In the last segment, you learnt that the **OOB (out-of-bag) error** is almost as good as the **cross-validation error**. The final prediction is the **aggregation** of all the predictions of individual decision trees. Remember that each tree in a random forest is trained on a **random subset **of the training set, which is called a **bootstrapped sample**. This means that for each sample (observation), there are several trees that did not include that sample, and for these trees, this sample **is unseen**. Let’s understand this better.

Suppose there are N **=** **100 observations** with M **= 15 features**, and the outcome variable is a categorical variable Y. Also, you build a random forest with **50 trees**. The OOB is calculated as follows:

For each observation Ni, Ni is passed to all the trees that did not have it in their training.
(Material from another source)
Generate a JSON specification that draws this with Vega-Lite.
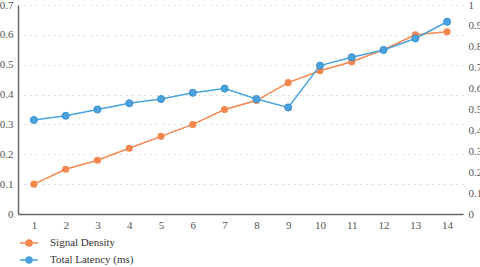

These trees then predict the class of Ni. The final prediction for Ni is decided by a majority vote.

Now let’s apply this to N1. Suppose 10 trees did not have N1 in their training. So these 10 trees make their prediction for N1. Let’s say four trees predicted 0, and the other six predicted 1 as the output. The final prediction for N1 will be 1.

Next, we move on to N2. Suppose 15 trees did not have N2 in their training. So these 15 trees make their prediction for N2. Let’s say 12 predicted 0, and the remaining three trees predicted 1 as the ouput. The final prediction for N2 will be 0.

This is done for each observation in the training set. Once all the predictions for each observation are calculated, the OOB error is calculated as the number of observations predicted wrongly as a proportion of the total number of observations.